**Task objective**
Copy all of the material word for word, except for the pictures.

**Data lines**
==================================================

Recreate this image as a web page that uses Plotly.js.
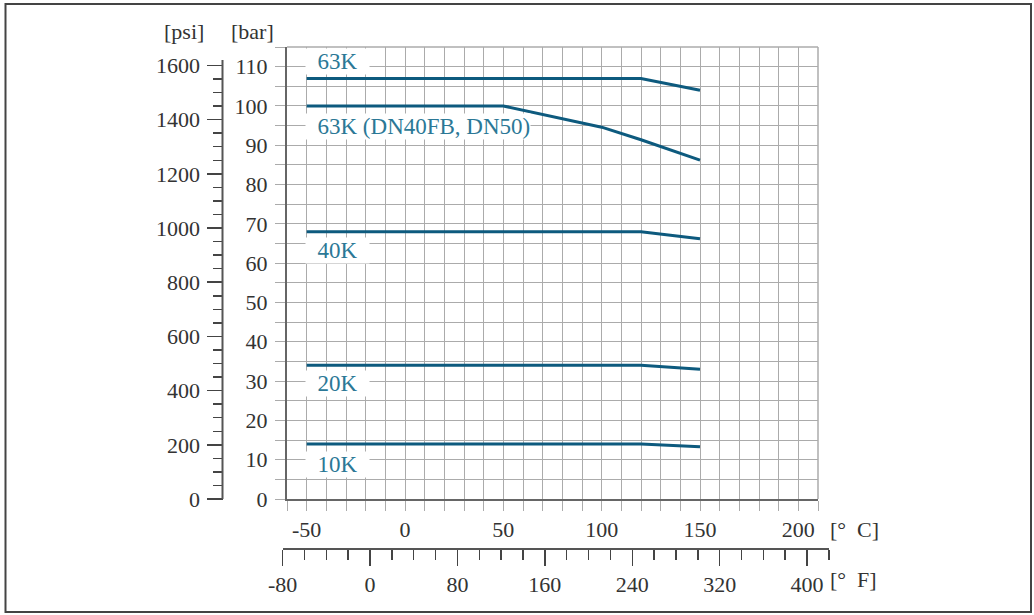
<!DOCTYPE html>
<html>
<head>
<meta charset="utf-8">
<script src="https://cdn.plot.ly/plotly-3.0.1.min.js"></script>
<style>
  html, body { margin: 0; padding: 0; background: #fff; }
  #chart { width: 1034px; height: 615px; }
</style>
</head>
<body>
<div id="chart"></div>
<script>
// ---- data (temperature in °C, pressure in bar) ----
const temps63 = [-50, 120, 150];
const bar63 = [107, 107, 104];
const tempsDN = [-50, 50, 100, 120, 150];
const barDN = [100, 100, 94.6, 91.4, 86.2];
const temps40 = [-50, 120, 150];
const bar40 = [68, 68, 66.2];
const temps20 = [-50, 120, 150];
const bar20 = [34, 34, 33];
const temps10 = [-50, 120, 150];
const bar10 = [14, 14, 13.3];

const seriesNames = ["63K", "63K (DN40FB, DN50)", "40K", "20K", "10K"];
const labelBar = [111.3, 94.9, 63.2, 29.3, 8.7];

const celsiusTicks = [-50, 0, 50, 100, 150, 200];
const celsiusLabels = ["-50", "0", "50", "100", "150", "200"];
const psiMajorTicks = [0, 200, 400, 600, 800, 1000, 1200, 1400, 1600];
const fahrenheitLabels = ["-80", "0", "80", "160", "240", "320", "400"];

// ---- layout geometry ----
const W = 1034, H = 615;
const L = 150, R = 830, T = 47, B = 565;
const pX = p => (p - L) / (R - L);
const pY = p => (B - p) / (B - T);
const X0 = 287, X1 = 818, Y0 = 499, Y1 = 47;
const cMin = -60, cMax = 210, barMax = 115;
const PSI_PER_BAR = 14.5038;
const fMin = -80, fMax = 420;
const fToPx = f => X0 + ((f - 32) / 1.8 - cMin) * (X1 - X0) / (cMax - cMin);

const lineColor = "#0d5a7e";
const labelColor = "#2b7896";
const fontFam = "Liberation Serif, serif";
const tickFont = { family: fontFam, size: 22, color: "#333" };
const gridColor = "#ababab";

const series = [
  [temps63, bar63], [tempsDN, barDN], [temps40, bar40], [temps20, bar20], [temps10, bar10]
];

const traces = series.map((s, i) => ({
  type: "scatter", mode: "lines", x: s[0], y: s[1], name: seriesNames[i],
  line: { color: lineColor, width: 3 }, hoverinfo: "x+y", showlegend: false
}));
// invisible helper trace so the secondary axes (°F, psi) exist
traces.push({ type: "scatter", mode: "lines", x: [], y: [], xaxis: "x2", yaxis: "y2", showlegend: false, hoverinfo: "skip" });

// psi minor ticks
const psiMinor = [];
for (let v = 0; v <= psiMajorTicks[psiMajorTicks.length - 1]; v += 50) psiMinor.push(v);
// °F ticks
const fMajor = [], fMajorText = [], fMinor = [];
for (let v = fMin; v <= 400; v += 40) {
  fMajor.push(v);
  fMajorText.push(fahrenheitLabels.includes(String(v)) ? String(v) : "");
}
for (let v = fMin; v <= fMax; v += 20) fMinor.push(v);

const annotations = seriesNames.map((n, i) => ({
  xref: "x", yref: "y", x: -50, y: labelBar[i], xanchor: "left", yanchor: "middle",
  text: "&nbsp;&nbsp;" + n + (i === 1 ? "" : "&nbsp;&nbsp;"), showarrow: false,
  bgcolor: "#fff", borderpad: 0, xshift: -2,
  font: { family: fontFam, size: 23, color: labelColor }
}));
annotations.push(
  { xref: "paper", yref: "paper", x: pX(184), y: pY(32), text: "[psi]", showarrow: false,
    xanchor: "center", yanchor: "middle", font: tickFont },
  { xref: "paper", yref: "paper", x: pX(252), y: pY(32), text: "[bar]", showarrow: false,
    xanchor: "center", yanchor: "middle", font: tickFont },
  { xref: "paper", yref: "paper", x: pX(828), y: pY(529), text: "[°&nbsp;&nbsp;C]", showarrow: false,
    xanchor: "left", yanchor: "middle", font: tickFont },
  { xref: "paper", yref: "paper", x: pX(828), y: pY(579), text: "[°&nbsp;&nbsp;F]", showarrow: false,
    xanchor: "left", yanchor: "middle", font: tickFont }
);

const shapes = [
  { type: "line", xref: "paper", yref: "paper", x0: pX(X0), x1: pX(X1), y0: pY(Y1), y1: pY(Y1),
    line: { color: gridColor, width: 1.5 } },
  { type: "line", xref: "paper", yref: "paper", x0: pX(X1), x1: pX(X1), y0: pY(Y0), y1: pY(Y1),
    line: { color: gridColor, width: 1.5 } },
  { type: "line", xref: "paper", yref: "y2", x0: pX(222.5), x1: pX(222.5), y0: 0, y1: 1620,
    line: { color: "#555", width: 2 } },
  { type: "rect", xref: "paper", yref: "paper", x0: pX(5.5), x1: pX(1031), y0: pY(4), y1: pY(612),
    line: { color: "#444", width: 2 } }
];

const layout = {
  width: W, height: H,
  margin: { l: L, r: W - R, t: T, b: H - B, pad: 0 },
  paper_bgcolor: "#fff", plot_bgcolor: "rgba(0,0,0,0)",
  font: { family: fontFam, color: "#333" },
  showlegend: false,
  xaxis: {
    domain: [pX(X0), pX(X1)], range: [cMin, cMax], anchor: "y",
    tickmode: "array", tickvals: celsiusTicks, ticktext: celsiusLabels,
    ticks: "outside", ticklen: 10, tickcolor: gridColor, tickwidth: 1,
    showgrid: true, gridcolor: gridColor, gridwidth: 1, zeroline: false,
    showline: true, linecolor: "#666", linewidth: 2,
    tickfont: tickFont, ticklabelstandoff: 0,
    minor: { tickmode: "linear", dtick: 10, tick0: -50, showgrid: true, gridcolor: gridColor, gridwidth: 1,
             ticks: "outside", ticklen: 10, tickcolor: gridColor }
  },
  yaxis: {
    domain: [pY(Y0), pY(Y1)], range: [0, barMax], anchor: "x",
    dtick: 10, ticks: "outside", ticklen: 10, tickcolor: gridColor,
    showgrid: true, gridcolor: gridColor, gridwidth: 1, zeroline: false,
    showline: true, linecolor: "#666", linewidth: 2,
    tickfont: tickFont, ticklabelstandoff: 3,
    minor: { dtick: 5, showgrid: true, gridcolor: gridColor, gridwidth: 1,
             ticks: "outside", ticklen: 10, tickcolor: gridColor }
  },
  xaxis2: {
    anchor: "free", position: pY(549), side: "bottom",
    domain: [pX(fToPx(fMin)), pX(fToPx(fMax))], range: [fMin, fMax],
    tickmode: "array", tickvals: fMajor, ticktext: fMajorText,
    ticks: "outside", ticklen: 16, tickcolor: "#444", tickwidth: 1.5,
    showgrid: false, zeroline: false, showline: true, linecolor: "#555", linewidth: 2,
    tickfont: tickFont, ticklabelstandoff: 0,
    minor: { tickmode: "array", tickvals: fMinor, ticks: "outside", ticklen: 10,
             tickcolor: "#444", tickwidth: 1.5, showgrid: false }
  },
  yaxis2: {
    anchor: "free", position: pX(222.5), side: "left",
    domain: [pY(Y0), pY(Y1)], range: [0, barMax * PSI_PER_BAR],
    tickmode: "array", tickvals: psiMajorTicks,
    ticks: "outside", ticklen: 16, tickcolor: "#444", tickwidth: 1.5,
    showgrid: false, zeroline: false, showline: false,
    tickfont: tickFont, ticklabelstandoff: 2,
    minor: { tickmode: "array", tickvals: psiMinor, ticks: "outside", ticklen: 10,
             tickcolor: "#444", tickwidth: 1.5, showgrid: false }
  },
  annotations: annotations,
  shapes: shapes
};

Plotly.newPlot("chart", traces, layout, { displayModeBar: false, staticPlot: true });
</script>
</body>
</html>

==================================================

**Reply**
Recreate this image as a web page that uses Plotly.js.
<!DOCTYPE html>
<html>
<head>
<meta charset="utf-8">
<script src="https://cdn.plot.ly/plotly-3.0.1.min.js"></script>
<style>
  html, body { margin: 0; padding: 0; background: #fff; }
  #chart { width: 1034px; height: 615px; }
</style>
</head>
<body>
<div id="chart"></div>
<script>
// ---- data (temperature in °C, pressure in bar) ----
const temps63 = [-50, 120, 150];
const bar63 = [107, 107, 104];
const tempsDN = [-50, 50, 100, 120, 150];
const barDN = [100, 100, 94.6, 91.4, 86.2];
const temps40 = [-50, 120, 150];
const bar40 = [68, 68, 66.2];
const temps20 = [-50, 120, 150];
const bar20 = [34, 34, 33];
const temps10 = [-50, 120, 150];
const bar10 = [14, 14, 13.3];

const seriesNames = ["63K", "63K (DN40FB, DN50)", "40K", "20K", "10K"];
const labelBar = [111.3, 94.9, 63.2, 29.3, 8.7];

const celsiusTicks = [-50, 0, 50, 100, 150, 200];
const celsiusLabels = ["-50", "0", "50", "100", "150", "200"];
const psiMajorTicks = [0, 200, 400, 600, 800, 1000, 1200, 1400, 1600];
const fahrenheitLabels = ["-80", "0", "80", "160", "240", "320", "400"];

// ---- layout geometry ----
const W = 1034, H = 615;
const L = 150, R = 830, T = 47, B = 565;
const pX = p => (p - L) / (R - L);
const pY = p => (B - p) / (B - T);
const X0 = 287, X1 = 818, Y0 = 499, Y1 = 47;
const cMin = -60, cMax = 210, barMax = 115;
const PSI_PER_BAR = 14.5038;
const fMin = -80, fMax = 420;
const fToPx = f => X0 + ((f - 32) / 1.8 - cMin) * (X1 - X0) / (cMax - cMin);

const lineColor = "#0d5a7e";
const labelColor = "#2b7896";
const fontFam = "Liberation Serif, serif";
const tickFont = { family: fontFam, size: 22, color: "#333" };
const gridColor = "#ababab";

const series = [
  [temps63, bar63], [tempsDN, barDN], [temps40, bar40], [temps20, bar20], [temps10, bar10]
];

const traces = series.map((s, i) => ({
  type: "scatter", mode: "lines", x: s[0], y: s[1], name: seriesNames[i],
  line: { color: lineColor, width: 3 }, hoverinfo: "x+y", showlegend: false
}));
// invisible helper trace so the secondary axes (°F, psi) exist
traces.push({ type: "scatter", mode: "lines", x: [], y: [], xaxis: "x2", yaxis: "y2", showlegend: false, hoverinfo: "skip" });

// psi minor ticks
const psiMinor = [];
for (let v = 0; v <= psiMajorTicks[psiMajorTicks.length - 1]; v += 50) psiMinor.push(v);
// °F ticks
const fMajor = [], fMajorText = [], fMinor = [];
for (let v = fMin; v <= 400; v += 40) {
  fMajor.push(v);
  fMajorText.push(fahrenheitLabels.includes(String(v)) ? String(v) : "");
}
for (let v = fMin; v <= fMax; v += 20) fMinor.push(v);

const annotations = seriesNames.map((n, i) => ({
  xref: "x", yref: "y", x: -50, y: labelBar[i], xanchor: "left", yanchor: "middle",
  text: "&nbsp;&nbsp;" + n + (i === 1 ? "" : "&nbsp;&nbsp;"), showarrow: false,
  bgcolor: "#fff", borderpad: 0, xshift: -2,
  font: { family: fontFam, size: 23, color: labelColor }
}));
annotations.push(
  { xref: "paper", yref: "paper", x: pX(184), y: pY(32), text: "[psi]", showarrow: false,
    xanchor: "center", yanchor: "middle", font: tickFont },
  { xref: "paper", yref: "paper", x: pX(252), y: pY(32), text: "[bar]", showarrow: false,
    xanchor: "center", yanchor: "middle", font: tickFont },
  { xref: "paper", yref: "paper", x: pX(828), y: pY(529), text: "[°&nbsp;&nbsp;C]", showarrow: false,
    xanchor: "left", yanchor: "middle", font: tickFont },
  { xref: "paper", yref: "paper", x: pX(828), y: pY(579), text: "[°&nbsp;&nbsp;F]", showarrow: false,
    xanchor: "left", yanchor: "middle", font: tickFont }
);

const shapes = [
  { type: "line", xref: "paper", yref: "paper", x0: pX(X0), x1: pX(X1), y0: pY(Y1), y1: pY(Y1),
    line: { color: gridColor, width: 1.5 } },
  { type: "line", xref: "paper", yref: "paper", x0: pX(X1), x1: pX(X1), y0: pY(Y0), y1: pY(Y1),
    line: { color: gridColor, width: 1.5 } },
  { type: "line", xref: "paper", yref: "y2", x0: pX(222.5), x1: pX(222.5), y0: 0, y1: 1620,
    line: { color: "#555", width: 2 } },
  { type: "rect", xref: "paper", yref: "paper", x0: pX(5.5), x1: pX(1031), y0: pY(4), y1: pY(612),
    line: { color: "#444", width: 2 } }
];

const layout = {
  width: W, height: H,
  margin: { l: L, r: W - R, t: T, b: H - B, pad: 0 },
  paper_bgcolor: "#fff", plot_bgcolor: "rgba(0,0,0,0)",
  font: { family: fontFam, color: "#333" },
  showlegend: false,
  xaxis: {
    domain: [pX(X0), pX(X1)], range: [cMin, cMax], anchor: "y",
    tickmode: "array", tickvals: celsiusTicks, ticktext: celsiusLabels,
    ticks: "outside", ticklen: 10, tickcolor: gridColor, tickwidth: 1,
    showgrid: true, gridcolor: gridColor, gridwidth: 1, zeroline: false,
    showline: true, linecolor: "#666", linewidth: 2,
    tickfont: tickFont, ticklabelstandoff: 0,
    minor: { tickmode: "linear", dtick: 10, tick0: -50, showgrid: true, gridcolor: gridColor, gridwidth: 1,
             ticks: "outside", ticklen: 10, tickcolor: gridColor }
  },
  yaxis: {
    domain: [pY(Y0), pY(Y1)], range: [0, barMax], anchor: "x",
    dtick: 10, ticks: "outside", ticklen: 10, tickcolor: gridColor,
    showgrid: true, gridcolor: gridColor, gridwidth: 1, zeroline: false,
    showline: true, linecolor: "#666", linewidth: 2,
    tickfont: tickFont, ticklabelstandoff: 3,
    minor: { dtick: 5, showgrid: true, gridcolor: gridColor, gridwidth: 1,
             ticks: "outside", ticklen: 10, tickcolor: gridColor }
  },
  xaxis2: {
    anchor: "free", position: pY(549), side: "bottom",
    domain: [pX(fToPx(fMin)), pX(fToPx(fMax))], range: [fMin, fMax],
    tickmode: "array", tickvals: fMajor, ticktext: fMajorText,
    ticks: "outside", ticklen: 16, tickcolor: "#444", tickwidth: 1.5,
    showgrid: false, zeroline: false, showline: true, linecolor: "#555", linewidth: 2,
    tickfont: tickFont, ticklabelstandoff: 0,
    minor: { tickmode: "array", tickvals: fMinor, ticks: "outside", ticklen: 10,
             tickcolor: "#444", tickwidth: 1.5, showgrid: false }
  },
  yaxis2: {
    anchor: "free", position: pX(222.5), side: "left",
    domain: [pY(Y0), pY(Y1)], range: [0, barMax * PSI_PER_BAR],
    tickmode: "array", tickvals: psiMajorTicks,
    ticks: "outside", ticklen: 16, tickcolor: "#444", tickwidth: 1.5,
    showgrid: false, zeroline: false, showline: false,
    tickfont: tickFont, ticklabelstandoff: 2,
    minor: { tickmode: "array", tickvals: psiMinor, ticks: "outside", ticklen: 10,
             tickcolor: "#444", tickwidth: 1.5, showgrid: false }
  },
  annotations: annotations,
  shapes: shapes
};

Plotly.newPlot("chart", traces, layout, { displayModeBar: false, staticPlot: true });
</script>
</body>
</html>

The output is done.